The Law Enforcement Management Institute of Texas (LEMIT) will team up with the Texas Police Chiefs Association (TPCA) to offer “Train the Trainer” programs for law enforcement agencies across the state on a model policy and procedures for eyewitness identification.
Following several high profile criminal cases overturned by faulty eyewitness identification, the Texas Legislature mandated that all law enforcement agencies that conduct photo or live lineups adopt policies and procedures on the practice by September 2012. The Legislature asked LEMIT at Sam Houston State University to develop a model policy and training that could be used as a resource for law enforcement agencies.
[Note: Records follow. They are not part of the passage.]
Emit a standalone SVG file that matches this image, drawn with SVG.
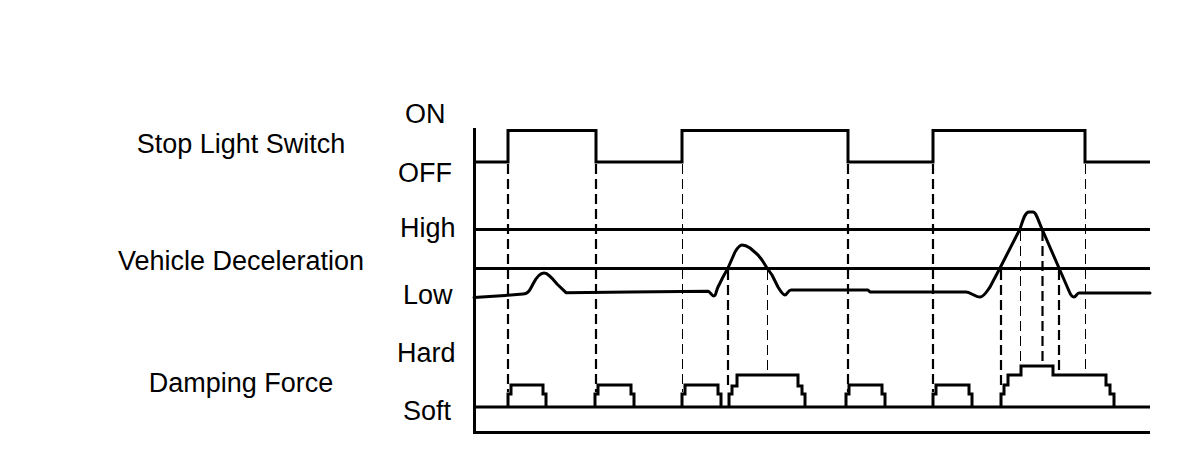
<svg xmlns="http://www.w3.org/2000/svg" width="1200" height="476" viewBox="0 0 1200 476">
<style>
  .t { font-family: "Liberation Sans", Arial, sans-serif; font-size: 27px; fill: #000; }
  .c { text-anchor: middle; }
  .s { fill: none; stroke: #000; stroke-width: 3; stroke-linejoin: miter; stroke-linecap: butt; }
  .curve { fill: none; stroke: #000; stroke-width: 3; stroke-linejoin: round; stroke-linecap: round; }
  .db { fill: none; stroke: #000; stroke-width: 2.2; stroke-dasharray: 10 5; }
  .dt { fill: none; stroke: #000; stroke-width: 1.3; stroke-dasharray: 10 5; shape-rendering: crispEdges; }
</style>
<rect width="1200" height="476" fill="#fff"/>

<g id="labels">
  <text class="t c" x="241" y="152.5">Stop Light Switch</text>
  <text class="t c" x="241" y="270">Vehicle Deceleration</text>
  <text class="t c" x="241" y="392">Damping Force</text>
  <text class="t" x="405" y="123">ON</text>
  <text class="t" x="398" y="182">OFF</text>
  <text class="t" x="400" y="237">High</text>
  <text class="t" x="403" y="304">Low</text>
  <text class="t" x="397" y="362">Hard</text>
  <text class="t" x="403" y="420">Soft</text>
</g>

<g id="axes">
  <path class="s" d="M474.5,128 V432.5 H1150"/>
  <path class="s" d="M474,229.5 H1150"/>
  <path class="s" d="M474,268.5 H1150"/>
  <path class="s" d="M474,407 H1150"/>
</g>

<g id="stop-light-switch">
  <path class="s" d="M474,162 H508 V130.5 H596 V162 H682 V130.5 H848 V162 H933 V130.5 H1085 V162 H1150"/>
</g>

<g id="vehicle-deceleration">
  <path class="curve" d="M474,297.5 L505,295.5 L523,294 C528,294 530,290 533,284 C537,276 540,273 544,273 C548,273 552,278 557,284 L566,292.7 L630,292 L708,291.3 C710,291.5 712,296 714,296 C716,296 716,291 718,287 L723,277 L728,268 L735,252 C738,247 740,245 742,245 C745,245 747,246 750,248 L758,255 L762,260 L767,268 L772,275 L778,287 C781,292 783,295 785,295 C787,295 788,290 791,290 L868,290 L870,292 L966,292 C970,292 975,297 980,297 C984,297 987,291 990,287 L1000,268 L1020,229 C1023,220 1025,212 1029,212 L1033,212 C1036,212 1038,220 1042,229 L1059,268 L1069,291 C1071,296 1072,297 1074,297 C1076,297 1077,293 1079,293 L1150,293"/>
</g>

<g id="damping-force">
  <polyline class="s" points="508,407 508,394 511,394 511,385 543,385 543,394 546,394 546,407"/>
  <polyline class="s" points="595,407 595,394 598,394 598,385 631,385 631,394 634,394 634,407"/>
  <polyline class="s" points="682,407 682,394 685,394 685,385 718,385 718,394 721,394 721,407"/>
  <polyline class="s" points="729,407 729,394 732,394 732,386 737,386 737,375 798,375 798,386 802,386 802,394 805,394 805,407"/>
  <polyline class="s" points="846,407 846,394 849,394 849,385 882,385 882,394 885,394 885,407"/>
  <polyline class="s" points="933,407 933,394 936,394 936,385 969,385 969,394 972,394 972,407"/>
  <polyline class="s" points="1001,407 1001,394 1004,394 1004,385 1008,385 1008,375 1021,375 1021,366 1053,366 1053,375 1106,375 1106,385 1110,385 1110,394 1114,394 1114,407"/>
</g>

<g id="connectors">
  <line class="db" x1="508" y1="164" x2="508" y2="392"/>
  <line class="db" x1="596" y1="164" x2="596" y2="392"/>
  <line class="dt" x1="682.5" y1="164" x2="682.5" y2="392"/>
  <line class="db" x1="728" y1="270" x2="728" y2="386"/>
  <line class="dt" x1="767.5" y1="270" x2="767.5" y2="374"/>
  <line class="db" x1="848" y1="164" x2="848" y2="392"/>
  <line class="db" x1="933" y1="164" x2="933" y2="392"/>
  <line class="db" x1="1001" y1="270" x2="1001" y2="386"/>
  <line class="dt" x1="1020.5" y1="231" x2="1020.5" y2="365"/>
  <line class="db" x1="1042.5" y1="231" x2="1042.5" y2="365"/>
  <line class="db" x1="1059" y1="270" x2="1059" y2="374"/>
  <line class="dt" x1="1085.5" y1="164" x2="1085.5" y2="374"/>
</g>
</svg>
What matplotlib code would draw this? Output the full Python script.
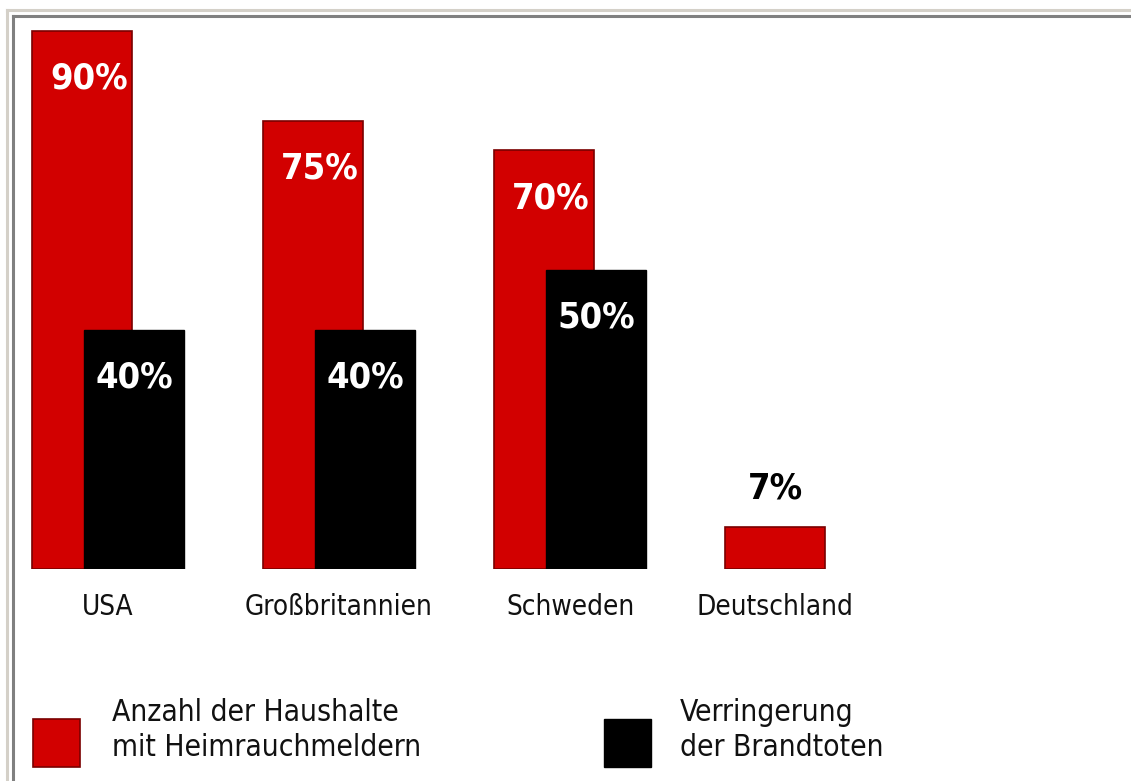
import matplotlib.pyplot as plt
import matplotlib.patches as mpatches
import numpy as np

# data
countries = ['USA', 'Großbritannien', 'Schweden', 'Deutschland']
haushalte = [90, 75, 70, 7]          # Anzahl der Haushalte mit Heimrauchmeldern (%)
brandtote = [40, 40, 50, None]       # Verringerung der Brandtoten (%)
legend_labels = ['Anzahl der Haushalte\nmit Heimrauchmeldern', 'Verringerung\nder Brandtoten']

RED = '#d20000'
RED_EDGE = '#7a0000'
BLACK = '#000000'
FONT = ['DejaVu Sans']
STRETCH = 'condensed'

W, H = 1131, 781
fig = plt.figure(figsize=(W / 100, H / 100), dpi=100)
fig.patch.set_facecolor('white')

# pixel geometry of the plotting area
px_per_cat = 231.0
x0_px = 82.0          # centre of first red bar
base_px = 569.0       # value 0
px_per_pct = 5.98
bar_w = 100 / px_per_cat
shift = 52 / px_per_cat

left_px, right_px, top_px = 14, 1120, 15
ax = fig.add_axes([left_px / W, (H - base_px) / H, (right_px - left_px) / W, (base_px - top_px) / H])
ax.set_xlim((left_px - x0_px) / px_per_cat, (right_px - x0_px) / px_per_cat)
ax.set_ylim(0, (base_px - top_px) / px_per_pct)
ax.axis('off')

x = np.arange(len(countries))
ax.bar(x, haushalte, width=bar_w, color=RED, edgecolor=RED_EDGE, linewidth=1.2, zorder=2)
bx = [xi + shift for xi, b in zip(x, brandtote) if b is not None]
bv = [b for b in brandtote if b is not None]
ax.bar(bx, bv, width=bar_w, color=BLACK, edgecolor=BLACK, linewidth=1, zorder=3)

# value labels
for xi, v in zip(x, haushalte):
    if v > 20:
        ax.text(xi + 0.03, v - 8, f'{v}%', color='white', fontsize=26, fontweight='bold',
                family=FONT, stretch=STRETCH, ha='center', va='center', zorder=4)
    else:
        ax.text(xi, v + 6.5, f'{v}%', color='black', fontsize=26, fontweight='bold',
                family=FONT, stretch=STRETCH, ha='center', va='center', zorder=4)
for xi, v in zip(bx, bv):
    ax.text(xi, v - 8, f'{v}%', color='white', fontsize=26, fontweight='bold',
            family=FONT, stretch=STRETCH, ha='center', va='center', zorder=4)

# category labels
for xi, name, b in zip(x, countries, brandtote):
    cx = xi + shift / 2 if b is not None else xi
    ax.text(cx, -6.4, name, color='#111111', fontsize=20, family=FONT, stretch=STRETCH,
            ha='center', va='center', clip_on=False)

# overlay in pixel coordinates: frame and legend
ov = fig.add_axes([0, 0, 1, 1], zorder=-1)
ov.set_xlim(0, W)
ov.set_ylim(H, 0)
ov.axis('off')
ov.plot([7, 7], [10, H], color='#d4d0c8', lw=2.2)
ov.plot([7, W], [10, 10], color='#d4d0c8', lw=2.2)
ov.plot([12.5, 12.5], [15.5, H], color='#808080', lw=2.2)
ov.plot([12.5, W], [15.5, 15.5], color='#808080', lw=2.2)

ov2 = fig.add_axes([0, 0, 1, 1], zorder=5)
ov2.set_xlim(0, W)
ov2.set_ylim(H, 0)
ov2.axis('off')
ov2.patch.set_alpha(0)
ov2.add_patch(mpatches.Rectangle((33, 719), 47, 48, facecolor=RED, edgecolor=RED_EDGE, lw=1.2))
ov2.add_patch(mpatches.Rectangle((604, 719), 47, 48, facecolor=BLACK, edgecolor=BLACK, lw=1))
ov2.text(112, 730, legend_labels[0], fontsize=21.5, family=FONT, stretch=STRETCH, color='#111111',
         ha='left', va='center', linespacing=1.22)
ov2.text(680, 730, legend_labels[1], fontsize=21.5, family=FONT, stretch=STRETCH, color='#111111',
         ha='left', va='center', linespacing=1.22)

fig.savefig('out.png', dpi=100, facecolor='white')
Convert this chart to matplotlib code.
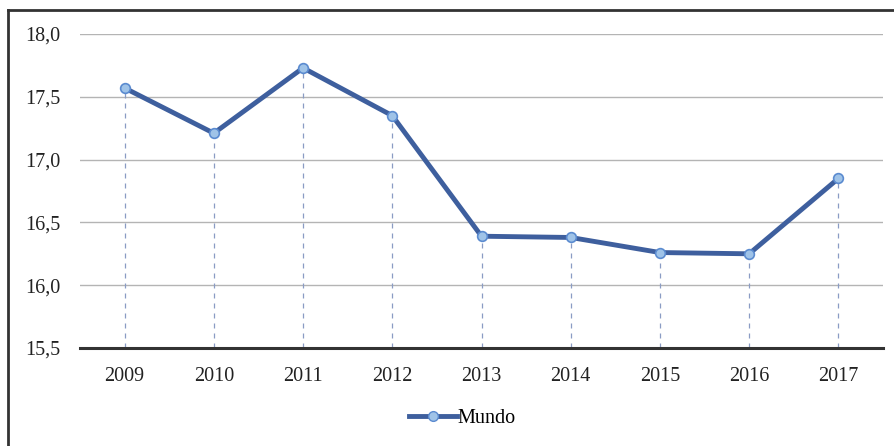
import numpy as np
import matplotlib.pyplot as plt
from matplotlib.lines import Line2D

plt.rcParams['font.family'] = ['Liberation Serif', 'DejaVu Serif']

# Series data
years = ['2009', '2010', '2011', '2012', '2013', '2014', '2015', '2016', '2017']
mundo = [17.57, 17.21, 17.73, 17.35, 16.39, 16.38, 16.26, 16.25, 16.85]
y_ticks = [15.5, 16.0, 16.5, 17.0, 17.5, 18.0]
y_labels = ['15,5', '16,0', '16,5', '17,0', '17,5', '18,0']

line_color = '#3e5f9e'
marker_face = '#9fc3e8'
drop_color = '#8a9cc4'

fig = plt.figure(figsize=(8.94, 4.46), dpi=100)
ax = fig.add_axes([80 / 894, 1 - 348 / 446, (883 - 80) / 894, (348 - 34) / 446])

x = np.arange(len(years))

# dashed drop lines from each point down to the axis
ax.vlines(x, 15.5, mundo, colors=drop_color, linestyles=(0, (4, 4)), linewidth=0.9, zorder=2)

ax.plot(x, mundo, color=line_color, linewidth=3.5, marker='o', markersize=7,
        markerfacecolor=marker_face, markeredgecolor='#5b8bd0', markeredgewidth=1.2,
        zorder=3, label='Mundo')

ax.set_xlim(-0.5, len(years) - 0.5)
ax.set_ylim(15.5, 18.0)
ax.set_yticks(y_ticks)
ax.set_yticklabels(y_labels)
ax.set_xticks(x)
ax.set_xticklabels(years)
ax.yaxis.grid(True, color='#b4b4b4', linewidth=1.0)
ax.set_axisbelow(True)

for side in ['top', 'right', 'left']:
    ax.spines[side].set_visible(False)
ax.spines['bottom'].set_color('#333333')
ax.spines['bottom'].set_linewidth(2.2)
ax.tick_params(axis='both', length=0, labelsize=14.5, colors='#222222')
ax.tick_params(axis='x', pad=14)
ax.tick_params(axis='y', pad=14)

handle = Line2D([0], [0], color=line_color, linewidth=3.5, marker='o', markersize=7,
                markerfacecolor=marker_face, markeredgecolor='#5b8bd0')
fig.legend([handle], ['Mundo'], loc='center', bbox_to_anchor=(462 / 894, 1 - 418 / 446),
           frameon=False, fontsize=14.5, handlelength=2.4, handletextpad=0.0)

# outer chart frame (left and top edges)
fig.add_artist(Line2D([8 / 894, 8 / 894], [0, 1 - 10 / 446], transform=fig.transFigure,
                      color='#333333', linewidth=2))
fig.add_artist(Line2D([8 / 894, 1], [1 - 10 / 446, 1 - 10 / 446], transform=fig.transFigure,
                      color='#333333', linewidth=2))

fig.savefig('out.png', dpi=100)
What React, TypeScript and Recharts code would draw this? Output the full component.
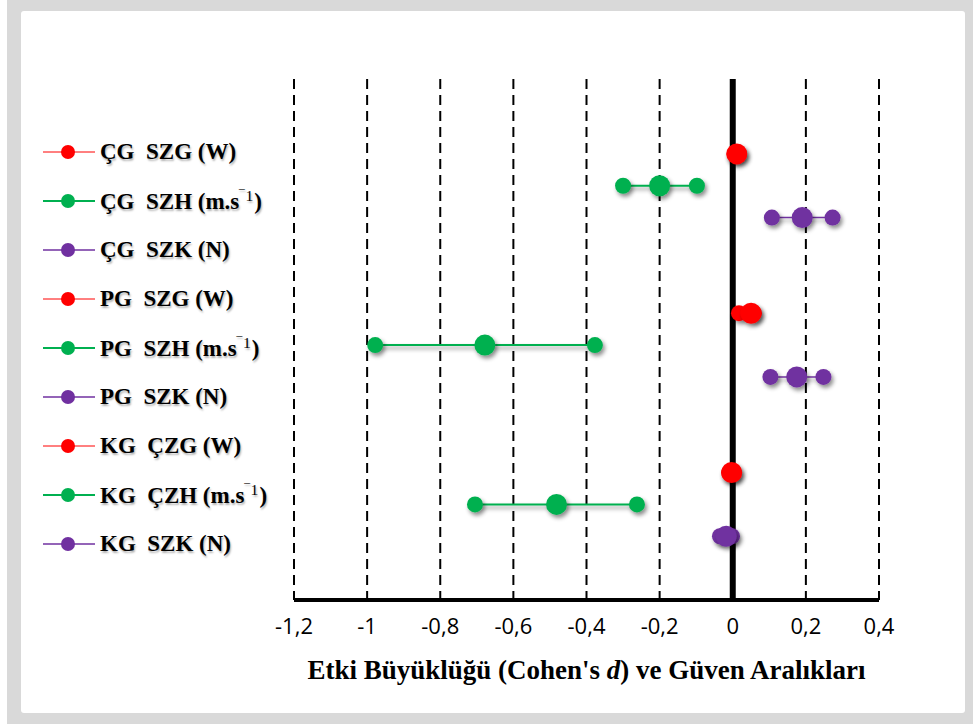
import { ScatterChart, Scatter, XAxis, YAxis, CartesianGrid, ReferenceLine } from "recharts";

// one row per outcome, top to bottom
const rowLabels = [
  "ÇG  SZG (W)",
  "ÇG  SZH (m.s⁻¹)",
  "ÇG  SZK (N)",
  "PG  SZG (W)",
  "PG  SZH (m.s⁻¹)",
  "PG  SZK (N)",
  "KG  ÇZG (W)",
  "KG  ÇZH (m.s⁻¹)",
  "KG  SZK (N)",
];
const lower = [0.005, -0.3, 0.107, 0.017, -0.978, 0.103, -0.01, -0.705, -0.035];
const estimate = [0.011, -0.2, 0.19, 0.05, -0.678, 0.175, -0.003, -0.482, -0.018];
const upper = [0.017, -0.098, 0.273, 0.058, -0.377, 0.248, 0.003, -0.262, -0.002];
const xTicks = [-1.2, -1, -0.8, -0.6, -0.4, -0.2, 0, 0.2, 0.4];

const COLORS = ["#ff0000", "#00b050", "#7030a0"];
const LINE_W = [1, 2, 1.5];

// groups of three rows, with a gap between groups
const slot = (i: number) => Math.floor(i / 3) * 5 + (i % 3);

const fmt = (v: number) => String(Number(v.toFixed(1))).replace(".", ",");

const serif = "'Liberation Serif', 'Times New Roman', serif";

function Dot(r: number, color: string) {
  return (p: any) => (
    <circle cx={p.cx} cy={p.cy} r={r} fill={color} filter="url(#mk-shadow)" />
  );
}

function AxisTitle(p: any) {
  const vb = p.viewBox || { x: 294, y: 600, width: 585 };
  return (
    <text
      x={vb.x + vb.width / 2}
      y={vb.y + 79}
      textAnchor="middle"
      fontFamily={serif}
      fontWeight="bold"
      fontSize={27}
      fill="#000"
    >
      Etki Büyüklüğü (Cohen's <tspan fontStyle="italic">d</tspan>) ve Güven Aralıkları
    </text>
  );
}

// split off the unit exponent so it can be set as a superscript
function LegendText({ label }: { label: string }) {
  const k = label.indexOf("⁻¹");
  if (k < 0) return <>{label}</>;
  return (
    <>
      {label.slice(0, k)}
      <span style={{ fontSize: "0.68em", fontWeight: "normal", verticalAlign: "0.5em", letterSpacing: 1 }}>‾1</span>
      {label.slice(k + 2)}
    </>
  );
}

export default function App() {
  return (
    <div style={{ position: "absolute", left: 0, top: 0, width: 973, height: 724, background: "#fff", overflow: "hidden" }}>
      <svg width={0} height={0} style={{ position: "absolute" }}>
        <defs>
          <filter id="mk-shadow" filterUnits="userSpaceOnUse" x={0} y={0} width={973} height={724}>
            <feDropShadow dx={2} dy={3} stdDeviation={2} floodColor="#000" floodOpacity={0.45} />
          </filter>
        </defs>
      </svg>
      <div style={{ position: "absolute", left: 7, top: -20, width: 990, height: 760, background: "#d9d9d9", borderRadius: 16 }} />
      <div style={{ position: "absolute", left: 21, top: 11, width: 944, height: 702, background: "#fff", borderRadius: 3 }} />

      <div style={{ position: "absolute", left: 0, top: 0 }}>
        <ScatterChart width={973} height={724} margin={{ top: 79, right: 94, bottom: 34, left: 294 }}>
          <CartesianGrid horizontal={false} stroke="#000" strokeWidth={2} strokeDasharray="10 6" />
          <XAxis
            type="number"
            dataKey="x"
            domain={[-1.2, 0.4]}
            ticks={xTicks}
            tickFormatter={fmt}
            height={90}
            tickSize={0}
            tickMargin={18}
            axisLine={{ stroke: "#000", strokeWidth: 4 }}
            tick={{ fill: "#000", fontSize: 22, fontFamily: "'Open Sans', sans-serif" }}
            allowDataOverflow
            label={{ content: AxisTitle }}
          />
          <YAxis type="number" dataKey="y" domain={[-2.35, 14]} reversed hide />
          {rowLabels.map((_, i) => (
            <Scatter
              key={"ci" + i}
              data={[
                { x: lower[i], y: slot(i) },
                { x: upper[i], y: slot(i) },
              ]}
              line={{ stroke: COLORS[i % 3], strokeWidth: LINE_W[i % 3], filter: "url(#mk-shadow)" }}
              shape={Dot(8, COLORS[i % 3])}
              isAnimationActive={false}
            />
          ))}
          {rowLabels.map((_, i) => (
            <Scatter
              key={"est" + i}
              data={[{ x: estimate[i], y: slot(i) }]}
              shape={Dot(10.5, COLORS[i % 3])}
              isAnimationActive={false}
            />
          ))}
          <ReferenceLine x={0} stroke="#000" strokeWidth={6} />
        </ScatterChart>
      </div>

      <div style={{ position: "absolute", left: 43, top: 127 }}>
        {rowLabels.map((label, i) => (
          <div key={label} style={{ height: 49, display: "flex", alignItems: "center" }}>
            <svg width={54} height={20}>
              <line x1={0} y1={10} x2={52} y2={10} stroke={COLORS[i % 3]} strokeWidth={LINE_W[i % 3]} />
              <circle cx={25} cy={10} r={7} fill={COLORS[i % 3]} />
            </svg>
            <span
              style={{
                marginLeft: 3,
                fontFamily: serif,
                fontWeight: "bold",
                fontSize: 23,
                whiteSpace: "pre",
                color: "#000",
                textShadow: "1px 2px 2px rgba(0,0,0,0.3)",
              }}
            >
              <LegendText label={label} />
            </span>
          </div>
        ))}
      </div>
    </div>
  );
}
LEMIT has scheduled four trainings in Huntsville, Plano and Austin, and the TPCA plans will offer up to eight sessions to train representatives from smaller agencies in the state on the model policy.
“My hope is what they will learn is the application of the eyewitness identification process established through scientific evidence and founded on best practices,” said Dr. Rita Watkins, Executive Director of LEMIT. “With these policies and procedures, they will have the opportunity to develop their own procedures that they can apply in their own communities.”
LEMIT’s eight-hour “Train the Trainer” session will provide lesson plans, videos, and background materials so that those participating in the session can train others in their agency or region on the best practices available for eyewitness identification in criminal cases. The session will include background information, science and research, the legal background, policy issues, and procedural guidelines. Participants will get demonstrations and hands-on practice with photo and live lineups.
The TPCA will offer four-hour sessions for smaller law enforcement agencies in outlying areas. They will be scheduled following the “Train the Trainer” sessions.
“The important part of this is to get the word out that here is today’s best way to do this,” said Retired Chief James McLaughlin, Executive Director of the TPCA. “They also have to understand what the law requires.”
Among the key recommendations of the model policy are:
- The person administering the lineup should not know who the suspect is.
- Photo lineups should be done sequentially, with one photo shown at a time, to improve chances of accurate identification.
- The filler photos used should be similar to the suspect and match the witnesses’ descriptions.
- Witnesses should be provided with clear instructions, including a statement that the perpetrator may or may not be in the photo or live lineup. Precautions must be taken to ensure that witnesses don’t encounter other witnesses, suspects, or those used as fillers before or after the lineup procedure.
- The use of showups, where suspects are presented to a witness shortly after the crime, should be avoided and should be used only under limited circumstances.
- All eyewitness identification processes should be documented, preferably by audio or video recordings.
- Interpreters should be used in eyewitness identification procedures when the witness doesn’t speak English.
The trainings will be funded through a $40,000 grant by Texas Court of Criminal Appeal. The grant will pay for training materials and to allow law enforcement officers to attend the sessions at no cost.
“The law has changed,” said Judge Barbara Hervey of the Texas Court of Criminal Appeals. “We want everyone in the system to be on the same page…It’s a worthwhile project and important to the criminal justice field.”